[GSOC] Persistent Data Structures detailed information
Jay
jay24rajput at gmail.com
Mon Apr 8 11:32:01 UTC 2019
On Sunday, 7 April 2019 at 18:19:48 UTC, Stefanos Baziotis wrote:
> On Sunday, 7 April 2019 at 17:33:10 UTC, Jay wrote:
>> Yeah, I have already put by GitHub id and the projects, which
>> I have performed. To support by algorithms and data structure
>> knowledge, I am attaching the links to my Codechef and
>> Hackerrank ids. Would that be good to go??
>
> Hello Jay,
>
> Since I'm also applying for the persistent data structures, I
> may be
> able to offer some help. Here's my take on the matter:
> I should point out first that a lot of this understanding
> emerged
> from a response from Andrei. However, I'm still waiting for a
> review in the proposal and a response for some clarification,
> so take this with a grain of salt, this is only my current
> understanding.
>
> So, the main question in implementing persistent data structures
> in D is not "How do I implement persistent data structures?". I
> think
> this is well-studied and more of a general matter.
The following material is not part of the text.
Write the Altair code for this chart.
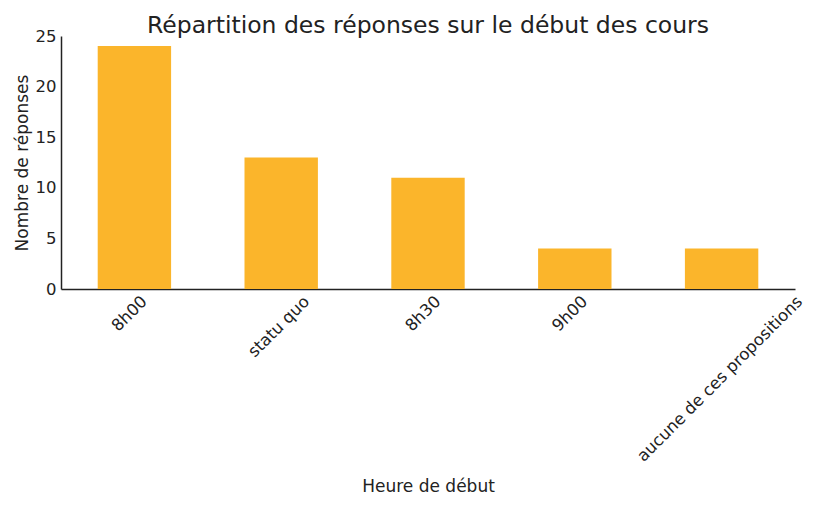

> Rather, the problem is more specific to D and it is
> "How do these data structures handle memory?".
> Somewhat quoting Andrei:
>> The thing is that most people would not want these DSs to use
>> the garbage collector, i.e. employ some sort of reference
>> counting.
>> However, changing the reference count destroys the concept of
>> immutability.
>
> Another way to look at it (for me) is that the DS has to
> allocate memory,
> but if this memory comes from GC, then the GC might at some
> point
> free a previous version of the DS. Now, one could reason that
> this
> breaks only the theoretical model (i.e. we lost one version, so
> the
> DS is not persistent) but not the practical since the GC will
> only
> free unreachable code. But the problem is that if we take
> a mark and sweep GC (I really don't know what techniques the D
> GC
> employs), the GC will actually compact the reachable memory
> pages, i.e.
> it will move memory around. That means that if you have a
> direct pointer
> to some of this memory then access, pointer arithmetic etc. goes
> out of the window. I think that this will be a problem since
> from what I have seen, in D the GC never works with direct
> pointers.
>
> All this results in that you have to allocate memory out of the
> type system. To
> be honest, this is where I start to lose it... I proposed that
> a simple
> strongly-typed allocator (i.e. not C Standard Library malloc
> returning void*)
> might help to do these allocations but doesn't seem like a good
> solution (both to me
> and I guess everyone else).
>
> Good luck!
Hey Stefanos, firstly thanks a lot for replying and helping out
even though you are submitting a proposal for the same project
:-p.
It hadn't even come to my notice that D does not have a
malloc-like function for dynamic address generation. All I can
think of as of now is interfacing c++ library in creating the
data structure, but as it won't be the best solution the only
option we have is implementing a <stdlib.h> like library. Would
love to hear your any other ideas on the same.